Filter the data below for the string "this" and copy each matching line.

[Saved entries]
>> Begin
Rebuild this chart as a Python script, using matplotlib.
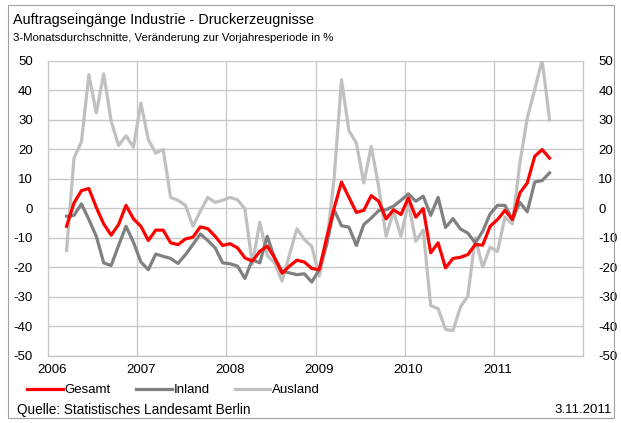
import numpy as np
import matplotlib
matplotlib.use("Agg")
import matplotlib.pyplot as plt
from matplotlib.patches import Rectangle

plt.rcParams['font.family'] = ['Liberation Sans', 'DejaVu Sans']

# monthly 3-month averages, Mar 2006 .. Aug 2011 (month index 2 .. 67 counted from Jan 2006)
start_month = 2
gesamt = [-6.1, 1.8, 6.0, 6.7, 0.3, -5.3, -9.1, -5.5, 1.0, -3.6,
          -6.1, -10.9, -7.4, -7.4, -11.7, -12.3, -10.4, -9.8, -6.3, -6.9,
          -9.5, -12.6, -12.0, -13.4, -16.8, -17.9, -14.6, -12.8, -16.8, -22.0,
          -19.6, -17.6, -18.2, -20.4, -20.8, -10.0, 0.0, 8.9, 3.7, -1.4,
          -0.7, 4.3, 2.4, -3.6, -0.5, -2.1, 3.5, -3.0, -0.1, -15.1,
          -11.7, -20.2, -17.0, -16.6, -15.7, -12.3, -12.5, -6.1, -3.8, -0.7,
          -3.8, 5.2, 8.6, 17.6, 19.9, 17.0]
inland = [-2.7, -2.4, 1.5, -3.8, -9.5, -18.5, -19.4, -12.6, -6.1, -11.5,
          -18.2, -20.8, -15.5, -16.3, -17.0, -18.7, -15.7, -12.3, -8.7, -10.9,
          -13.4, -18.5, -18.8, -19.6, -23.8, -17.4, -18.5, -9.5, -16.8, -21.3,
          -21.9, -22.5, -22.2, -25.0, -20.8, -12.3, -0.5, -5.9, -6.4, -12.6,
          -5.5, -3.3, -0.8, -0.5, 0.7, 2.7, 4.9, 2.4, 4.1, -2.4,
          3.7, -6.5, -3.5, -7.0, -8.4, -11.7, -7.8, -1.9, 1.0, 1.0,
          -3.8, 2.0, -1.2, 8.9, 9.4, 12.0]
ausland = [-14.3, 17.0, 22.5, 45.3, 32.3, 45.6, 29.5, 21.3, 24.6, 20.7,
           35.7, 23.3, 18.7, 20.0, 3.7, 2.7, 1.0, -6.1, -1.0, 3.7,
           2.0, 2.7, 3.7, 2.9, -0.2, -19.0, -4.7, -16.0, -18.5, -24.7,
           -15.7, -6.9, -10.6, -12.9, -23.0, -12.0, 10.0, 43.6, 26.3, 22.1,
           8.6, 21.0, 7.4, -9.5, -1.0, -9.5, 1.8, -11.2, -7.4, -33.0,
           -34.0, -41.0, -41.5, -33.5, -29.8, -10.0, -19.9, -13.2, -14.6, -3.0,
           -5.3, 15.3, 30.6, 40.2, 50.3, 30.0]
years = ['2006', '2007', '2008', '2009', '2010', '2011']
yticks = [50, 40, 30, 20, 10, 0, -10, -20, -30, -40, -50]

x = np.arange(len(gesamt)) + start_month + 0.5

fig = plt.figure(figsize=(6.21, 4.23), dpi=100)
W, H = 621, 423
ax = fig.add_axes([48 / W, 1 - 355.8 / H, 535 / W, 295 / H])

grid_c = '#C8C8C8'
ax.set_xlim(0, 72)
ax.set_ylim(-50, 50)
for v in yticks:
    ax.axhline(v, color=grid_c, lw=1.0, zorder=1)
for k in range(1, 6):
    ax.axvline(12 * k, color=grid_c, lw=1.0, zorder=1)
for s in ax.spines.values():
    s.set_color(grid_c)
    s.set_linewidth(1.0)
ax.spines['top'].set_visible(False)

ax.plot(x, ausland, color='#C0C0C0', lw=2.3, zorder=3, label='Ausland')
ax.plot(x, inland, color='#808080', lw=2.3, zorder=4, label='Inland')
ax.plot(x, gesamt, color='#FF0000', lw=2.3, zorder=5, label='Gesamt')

ax.set_yticks(yticks)
ax.set_yticklabels([str(v) for v in yticks])
ax.set_xticks([12 * k + 0.5 for k in range(len(years))])
ax.set_xticklabels(years)
ax.tick_params(axis='y', length=0, labelsize=9.5, pad=11, labelright=True)
ax.tick_params(axis='x', length=0, labelsize=9.5, pad=6)

h, l = ax.get_legend_handles_labels()
order = [2, 1, 0]
fig.legend([h[i] for i in order], [l[i] for i in order], loc='center left',
           bbox_to_anchor=(27 / W, 1 - 390 / H), ncol=3, frameon=False,
           fontsize=9.5, handlelength=2.7, handletextpad=0.15,
           columnspacing=1.9, borderpad=0, borderaxespad=0)

fig.text(13 / W, 1 - 20 / H, 'Auftragseingänge Industrie - Druckerzeugnisse',
         fontsize=10.4, va='center', ha='left')
fig.text(13 / W, 1 - 38 / H, '3-Monatsdurchschnitte, Veränderung zur Vorjahresperiode in %',
         fontsize=8.2, va='center', ha='left')
fig.text(17 / W, 1 - 410 / H, 'Quelle: Statistisches Landesamt Berlin',
         fontsize=9.8, va='center', ha='left')
fig.text(612 / W, 1 - 410 / H, '3.11.2011', fontsize=9.5, va='center', ha='right')

fig.patches.append(Rectangle((8 / W, 5 / H), 606 / W, 413 / H, transform=fig.transFigure,
                             fill=False, edgecolor='#A0A0A0', lw=0.8))

fig.savefig('out.png', dpi=100)
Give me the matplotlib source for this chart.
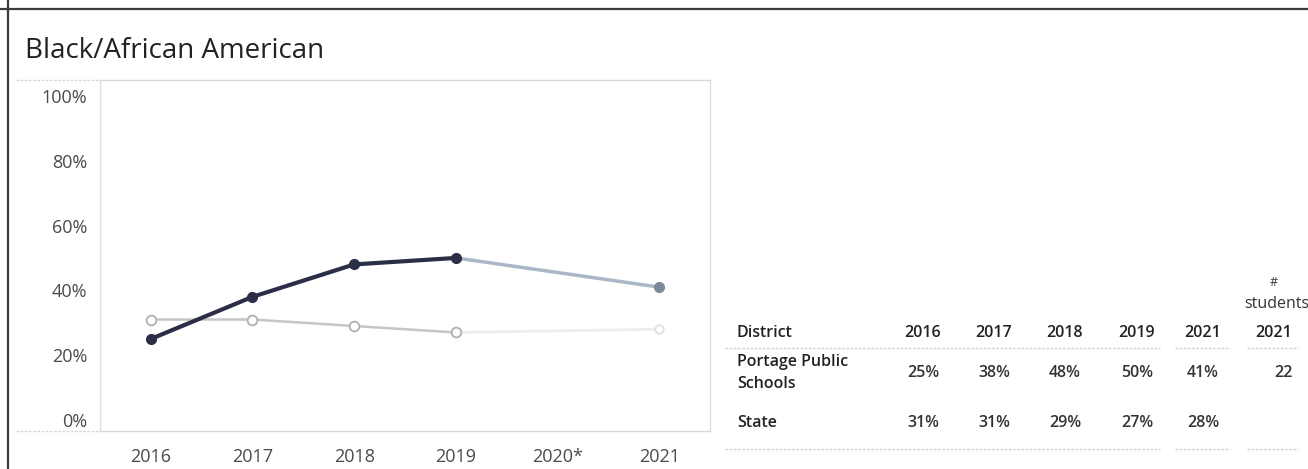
import matplotlib
matplotlib.use("Agg")
import matplotlib.pyplot as plt
from matplotlib.lines import Line2D

# ---------------- data ----------------
title = "Black/African American"
x_labels = ["2016", "2017", "2018", "2019", "2020*", "2021"]
years = ["2016", "2017", "2018", "2019", "2021"]
district_name = "Portage Public Schools"
district_vals = [25, 38, 48, 50, 41]
state_vals = [31, 31, 29, 27, 28]
students_2021 = 22
y_ticks = [0, 20, 40, 60, 80, 100]

W, H = 1308, 469
fig = plt.figure(figsize=(W / 100, H / 100), dpi=100)
plt.rcParams['font.family'] = ['Open Sans', 'DejaVu Sans']

def fx(px):
    return px / W

def fy(py):
    return 1 - py / H

# frame lines of the dashboard
fig.add_artist(Line2D([0, 1], [fy(9), fy(9)], color="#3a3a3a", lw=1.6, transform=fig.transFigure))
fig.add_artist(Line2D([fx(8), fx(8)], [0, 1], color="#3a3a3a", lw=1.6, transform=fig.transFigure))

fig.text(fx(25), fy(51), title, fontsize=20, color="#222222", va="center", ha="left")

# ---------------- chart ----------------
ax_l, ax_r, ax_t, ax_b = 100, 710, 80, 431
ax = fig.add_axes([fx(ax_l), fy(ax_b), fx(ax_r - ax_l), (ax_b - ax_t) / H])
xpos = [x_labels.index(y) for y in years]

# district: solid dark through 2019, light segment to 2021
ax.plot(xpos[:4], district_vals[:4], color="#2b2e47", lw=3, marker="o", ms=7,
        mfc="#2b2e47", mec="#2b2e47", zorder=4)
ax.plot(xpos[3:], district_vals[3:], color="#a9b7c6", lw=2.5, zorder=3)
ax.plot(xpos[4:], district_vals[4:], ls="none", marker="o", ms=7, color="#7c8a9c", zorder=4)

# state: light grey hollow markers
ax.plot(xpos[:4], state_vals[:4], color="#c6c6c6", lw=1.8, marker="o", ms=7,
        mfc="white", mec="#b0b0b0", mew=1.3, zorder=2)
ax.plot(xpos[3:], state_vals[3:], color="#ededf1", lw=2, zorder=1)
ax.plot(xpos[4:], state_vals[4:], ls="none", marker="o", ms=6, mfc="white",
        mec="#dedee2", mew=1.2, zorder=2)

ax.set_xlim(-0.5, 5.5)
ax.set_ylim(-3.4, 104.9)
ax.set_xticks(range(len(x_labels)))
ax.set_xticklabels(x_labels)
ax.set_yticks(y_ticks)
ax.set_yticklabels([f"{v}%" for v in y_ticks])
ax.tick_params(length=0, labelsize=13, colors="#4a4a4a")
ax.tick_params(axis="x", pad=12)
ax.tick_params(axis="y", pad=9)
for s in ["left", "right"]:
    ax.spines[s].set_color("#d9e0e8")
    ax.spines[s].set_linewidth(1)
for s in ["top", "bottom"]:
    ax.spines[s].set_color("#d8d8d8")
    ax.spines[s].set_linestyle((0, (2, 1)))
    ax.spines[s].set_linewidth(1)

# extend outer dotted box lines left
for py in (ax_t, ax_b):
    fig.add_artist(Line2D([fx(16), fx(ax_l)], [fy(py), fy(py)], color="#d8d8d8", lw=1,
                          ls=(0, (2, 1)), transform=fig.transFigure))

# ---------------- table ----------------
col_x = [923, 994, 1065, 1137, 1203]
tcol = "#222222"
tsize = 11.5
fw = "semibold"

fig.text(fx(737), fy(333), "District", fontsize=tsize, weight=fw, color=tcol, va="center", ha="left")
for cx, yr in zip(col_x, years):
    fig.text(fx(cx), fy(333), yr, fontsize=tsize, weight=fw, color=tcol, va="center", ha="center")
fig.text(fx(1274), fy(333), years[-1], fontsize=tsize, weight=fw, color=tcol, va="center", ha="center")
fig.text(fx(1274), fy(282), "#", fontsize=9, color="#333333", va="center", ha="center")
fig.text(fx(1277), fy(304), "students", fontsize=tsize, color="#333333", va="center", ha="center")

name_lines = ["Portage Public", "Schools"]
fig.text(fx(737), fy(362), name_lines[0], fontsize=tsize, weight=fw, color=tcol, va="center", ha="left")
fig.text(fx(737), fy(384), name_lines[1], fontsize=tsize, weight=fw, color=tcol, va="center", ha="left")
for cx, v in zip(col_x, district_vals):
    fig.text(fx(cx), fy(373), f"{v}%", fontsize=tsize, weight=fw, color="#333333", va="center", ha="center")
fig.text(fx(1293), fy(373), str(students_2021), fontsize=tsize, weight=fw, color="#333333", va="center", ha="right")

fig.text(fx(737), fy(423), "State", fontsize=tsize, weight=fw, color=tcol, va="center", ha="left")
for cx, v in zip(col_x, state_vals):
    fig.text(fx(cx), fy(423), f"{v}%", fontsize=tsize, weight=fw, color="#333333", va="center", ha="center")

for py in (348, 449):
    for a, b in [(725, 1160), (1175, 1230), (1247, 1298)]:
        fig.add_artist(Line2D([fx(a), fx(b)], [fy(py), fy(py)], color="#d4d4d4", lw=1,
                              ls=(0, (2, 1)), transform=fig.transFigure))

fig.savefig("out.png", dpi=100)
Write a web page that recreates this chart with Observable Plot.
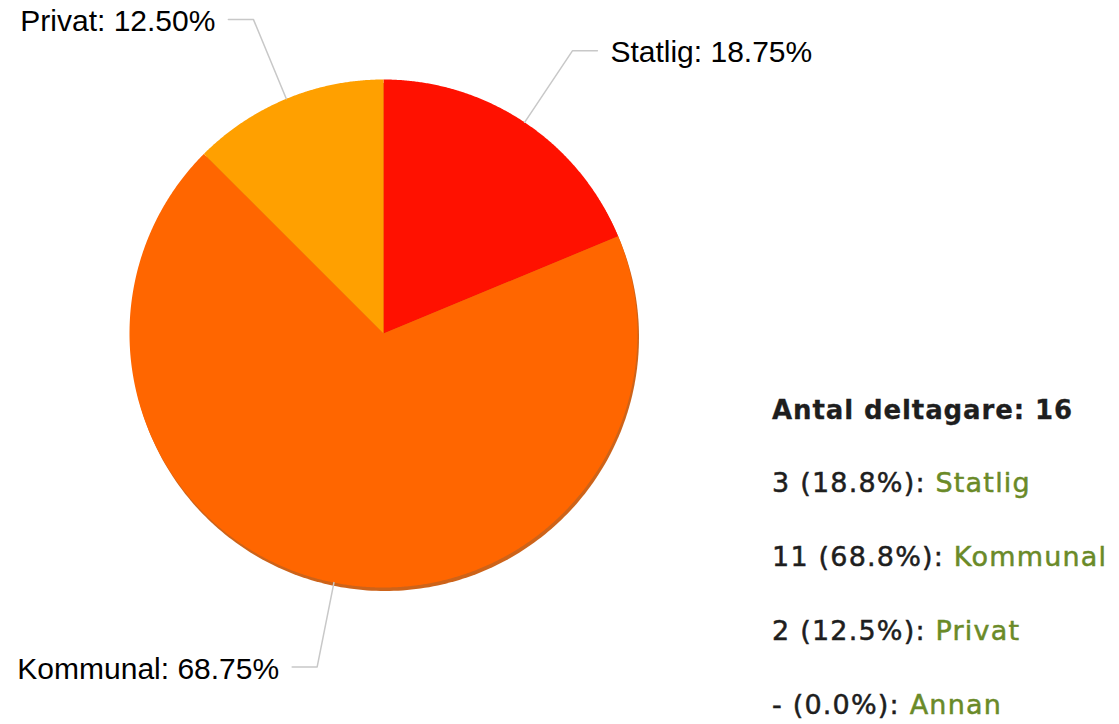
>> End
▸ Correct output:
Rebuild this chart as a Python script, using matplotlib.
Give me the matplotlib source for this chart.
Write a web page that recreates this chart with Observable Plot.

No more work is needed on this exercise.